The entire Act is obviously aimed at preventing the sale of commodities at prices less than the stipulated prices, not, as the lower court states, at prices different from the stipulated price. The case of Pepsodent Co. v. Krauss Co., 200 La. 959, 9 So.2d 303, dealt with the Louisiana Fair Trade Act, which has the same wording as the Pennsylvania Fair Trade Act. The Court there said: "A careful reading of the Act shows that its aim or purpose is to be effectuated or carried out by preventing price cutting. A reading of section 1 of the Statute, without taking into consideration its other provisions, might lead to the conclusion that the Statute permits only contracts which provide for sales and resales at a fixed or exact price. However, when section 1 is considered with the other sections of the Statute, especially section 2, in the light of its purpose or aim, the conclusion is inescapable that a minimum price is contemplated. If it were otherwise, some restriction would have been placed on sales at prices in excess of those stipulated in the contract . . . Since the statute precludes sales at prices less than those stipulated in the contract and places no restriction on sales at prices in excess of those stipulated, the statute is in effect establishing a minimum price." (Emphasis supplied).
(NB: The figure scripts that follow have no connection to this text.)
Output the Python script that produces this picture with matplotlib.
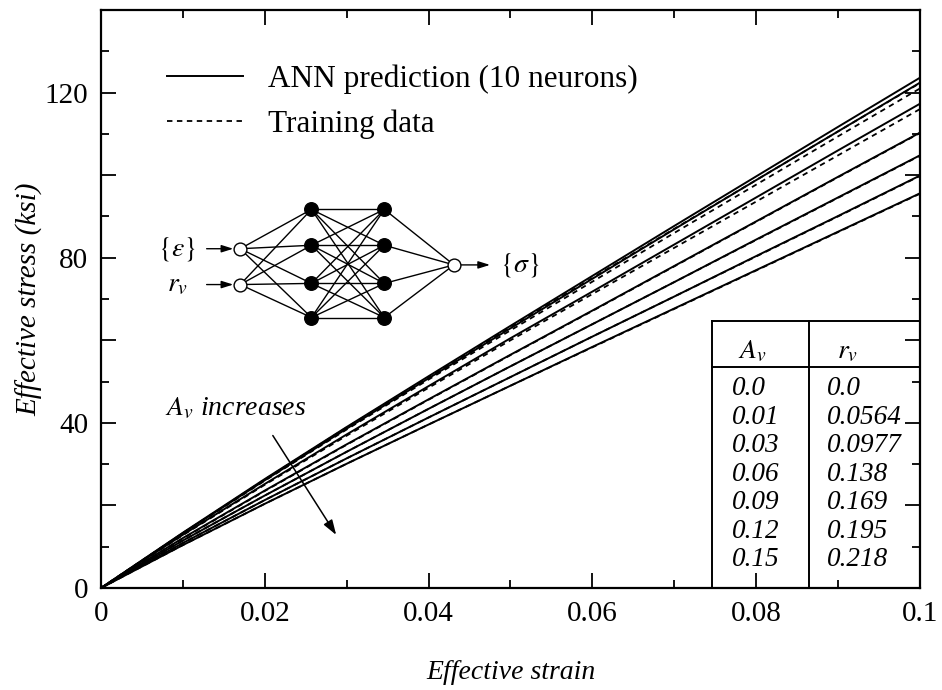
import matplotlib
matplotlib.use("Agg")
import matplotlib.pyplot as plt
from matplotlib.lines import Line2D
from matplotlib.ticker import MultipleLocator, FuncFormatter

plt.rcParams['font.family'] = ['Liberation Serif', 'DejaVu Serif']
plt.rcParams['mathtext.fontset'] = 'stix'

# Effective strain sampling points
strain = [0.0, 0.01, 0.02, 0.03, 0.04, 0.05, 0.06, 0.07, 0.08, 0.09, 0.10]

# Void parameters
A_v = ["0.0", "0.01", "0.03", "0.06", "0.09", "0.12", "0.15"]
r_v = ["0.0", "0.0564", "0.0977", "0.138", "0.169", "0.195", "0.218"]

# ANN prediction (10 neurons), effective stress in ksi
ann_00 = [0, 13.4, 26.4, 39.0, 51.3, 63.5, 75.6, 87.7, 99.7, 111.7, 123.6]
ann_01 = [0, 13.3, 26.1, 38.6, 50.8, 62.9, 74.9, 86.9, 98.8, 110.6, 122.4]
ann_03 = [0, 12.9, 25.2, 37.2, 48.9, 60.5, 71.8, 83.2, 94.6, 106.0, 117.3]
ann_06 = [0, 12.1, 23.6, 34.8, 45.7, 56.5, 67.2, 78.0, 88.8, 99.6, 110.3]
ann_09 = [0, 11.5, 22.4, 33.0, 43.4, 53.7, 63.9, 74.1, 84.4, 94.6, 104.8]
ann_12 = [0, 10.9, 21.3, 31.4, 41.3, 51.1, 60.9, 70.6, 80.4, 90.1, 99.9]
ann_15 = [0, 10.4, 20.4, 30.1, 39.6, 49.0, 58.4, 67.7, 77.0, 86.3, 95.6]

# Training data, effective stress in ksi
trn_00 = [0, 13.3, 26.3, 38.9, 51.1, 63.2, 75.1, 87.0, 98.8, 110.6, 122.3]
trn_01 = [0, 13.2, 26.0, 38.4, 50.5, 62.4, 74.2, 86.0, 97.7, 109.4, 121.0]
trn_03 = [0, 12.8, 25.0, 36.9, 48.5, 60.0, 71.2, 82.4, 93.6, 104.8, 116.0]
trn_06 = [0, 12.0, 23.5, 34.7, 45.6, 56.4, 67.1, 77.9, 88.7, 99.5, 110.2]
trn_09 = [0, 11.5, 22.4, 33.0, 43.4, 53.7, 63.9, 74.1, 84.3, 94.5, 104.7]
trn_12 = [0, 10.9, 21.3, 31.4, 41.3, 51.1, 60.9, 70.6, 80.3, 90.0, 99.8]
trn_15 = [0, 10.4, 20.4, 30.1, 39.6, 49.0, 58.3, 67.6, 76.9, 86.2, 95.5]

ann_curves = [ann_00, ann_01, ann_03, ann_06, ann_09, ann_12, ann_15]
trn_curves = [trn_00, trn_01, trn_03, trn_06, trn_09, trn_12, trn_15]

fig = plt.figure(figsize=(9.42, 6.90), dpi=100)
ax = fig.add_axes([0.1072, 0.1478, 0.8694, 0.8377])

for s in trn_curves:
    ax.plot(strain, s, color='black', lw=1.3, ls=(0, (3, 2.5)))
for s in ann_curves:
    ax.plot(strain, s, color='black', lw=1.4, ls='-')

ax.set_xlim(0, 0.1)
ax.set_ylim(0, 140)

ax.xaxis.set_major_locator(MultipleLocator(0.02))
ax.xaxis.set_minor_locator(MultipleLocator(0.01))
ax.yaxis.set_major_locator(MultipleLocator(20))
ax.yaxis.set_minor_locator(MultipleLocator(10))
ax.xaxis.set_major_formatter(FuncFormatter(lambda v, p: "0" if abs(v) < 1e-9 else ("0.1" if abs(v - 0.1) < 1e-9 else f"{v:.2f}")))
ax.yaxis.set_major_formatter(FuncFormatter(lambda v, p: f"{int(round(v))}" if int(round(v)) % 40 == 0 else ""))

ax.tick_params(which='both', direction='in', top=True, right=True, width=1.3, labelsize=21)
ax.tick_params(which='major', length=11, pad=9)
ax.tick_params(which='minor', length=6)
for sp in ax.spines.values():
    sp.set_linewidth(1.6)

ax.set_xlabel("Effective strain", fontsize=20, style='italic', labelpad=24)
ax.set_ylabel("Effective stress (ksi)", fontsize=21, style='italic', labelpad=1)

# Legend
handles = [Line2D([], [], color='black', lw=1.4, ls='-'),
           Line2D([], [], color='black', lw=1.3, ls=(0, (3, 2.5)))]
ax.legend(handles, ["ANN prediction (10 neurons)", "Training data"],
          loc='upper left', bbox_to_anchor=(0.080, 0.905), frameon=False,
          fontsize=22.5, handlelength=2.45, handletextpad=0.8, labelspacing=0.48,
          borderaxespad=0, borderpad=0)

# Annotation of the trend with A_v
ax.text(0.0164, 43.5, r"$A_v$ increases", fontsize=20, style='italic',
        ha='center', va='center')
ax.annotate("", xy=(0.0289, 12.3), xytext=(0.0208, 37.5),
            arrowprops=dict(arrowstyle='-|>,head_length=0.9,head_width=0.3',
                            color='black', lw=1.1))

# Network sketch (axes-fraction coordinates)
T = ax.transAxes
in_x, h1_x, h2_x, out_x = 0.170, 0.257, 0.346, 0.431
in_y = [0.587, 0.525]
hid_y = [0.655, 0.593, 0.527, 0.468]
out_y = 0.559
for yi in in_y:
    for yh in hid_y:
        ax.plot([in_x, h1_x], [yi, yh], color='black', lw=1.0, transform=T, zorder=3)
for ya in hid_y:
    for yb in hid_y:
        ax.plot([h1_x, h2_x], [ya, yb], color='black', lw=1.0, transform=T, zorder=3)
for yh in hid_y:
    ax.plot([h2_x, out_x], [yh, out_y], color='black', lw=1.0, transform=T, zorder=3)
ax.scatter([h1_x] * 4 + [h2_x] * 4, hid_y * 2, s=95, color='black', transform=T, zorder=5)
ax.scatter([in_x, in_x, out_x], in_y + [out_y], s=85, facecolor='white',
           edgecolor='black', lw=1.0, transform=T, zorder=5)
arrow_kw = dict(arrowstyle='-|>,head_length=0.7,head_width=0.22', color='black', lw=1.0,
                shrinkA=0, shrinkB=5)
for yi in in_y:
    ax.annotate("", xy=(in_x, yi), xytext=(0.129, yi), xycoords=T, textcoords=T,
                arrowprops=arrow_kw)
ax.annotate("", xy=(0.475, out_y), xytext=(out_x, out_y), xycoords=T, textcoords=T,
            arrowprops=dict(arrowstyle='-|>,head_length=0.7,head_width=0.22',
                            color='black', lw=1.0, shrinkA=5, shrinkB=0))
ax.text(0.093, in_y[0], r"$\{\varepsilon\}$", fontsize=20, transform=T, ha='center', va='center')
ax.text(0.093, in_y[1], r"$r_v$", fontsize=20, transform=T, ha='center', va='center')
ax.text(0.511, out_y, r"$\{\sigma\}$", fontsize=20, transform=T, ha='center', va='center')

# Table of A_v and r_v
tx0, tx1, tx2 = 0.0746, 0.0864, 0.1
ty_top, ty_head = 64.7, 53.5
tkw = dict(color='black', lw=1.4, clip_on=False)
ax.plot([tx0, tx2], [ty_top, ty_top], **tkw)
ax.plot([tx0, tx2], [ty_head, ty_head], **tkw)
ax.plot([tx0, tx0], [0, ty_top], **tkw)
ax.plot([tx1, tx1], [0, ty_top], **tkw)
ax.text(0.0795, 57.3, r"$A_v$", fontsize=20, ha='center', va='center')
ax.text(0.0912, 57.3, r"$r_v$", fontsize=20, ha='center', va='center')
row_y = [48.4, 41.4, 34.6, 27.5, 20.6, 13.6, 6.8]
for a, r, yy in zip(A_v, r_v, row_y):
    ax.text(0.0771, yy, a, fontsize=19.5, style='italic', ha='left', va='center')
    ax.text(0.0887, yy, r, fontsize=19.5, style='italic', ha='left', va='center')

fig.savefig("out.png", dpi=100)
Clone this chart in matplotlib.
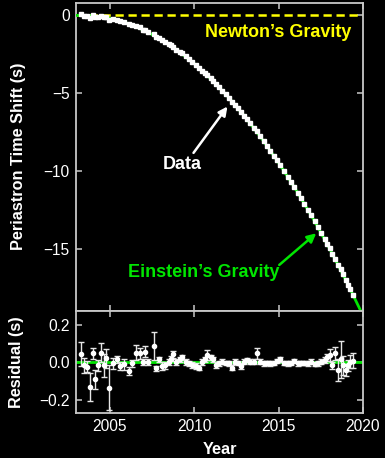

In the case at bar the court below considered section 1 as if it were separable from the rest of the Act. But section 1 is not merely the capstone of a pyramid, removable at will, it is so much an unremovable part of the pyramid that its forcible truncation would make the whole pyramid unrecognizable for what it purports to be.
Judge FREEDMAN of the United States District Court for the Eastern District of Pennsylvania, disposed of a contention similar to the one advanced by the appellee here, in the following language: "Nor do I think the variance in the language of the Pennsylvania statute from that of some other states which limit the stipulated price to a minimum price is any indication of a legislative purpose to require that in all fair trade cases in Pennsylvania the manufacturer or producer must, to obtain the benefits of the Act, fix a maximum as well as a minimum price. This is demonstrated by the absence of any proscription in the Pennsylvania Act against a sale above the stipulated price, although a sale below the stipulated price is declared unlawful § 2, 73 P. S. § 8) . . . The Miller-Tydings amendment excepted from the Sherman Act fair trade contracts 'prescribing minimum prices.' If 'a price stipulated' in a fair trade contract, under Pennsylvania's Fair Trade Act adopted in 1935, is something different from or less than 'minimum prices', then the Pennsylvania statute was never made effective by the Federal authorization. One must recoil from such a conclusion, so at war with the unbroken line of Pennsylvania authority." (Emphasis in original decision).
Mead Johnson Company v. West Chester Discount Health Vitamin Center, Inc., 212 F. Supp. 310 (U.S. D.C., E.D. Pa. 1962).
The decree of the court below is reversed, with a procedendo.
Mr. Chief Justice BELL, Mr. Justice COHEN and Mr. Justice ROBERTS dissent.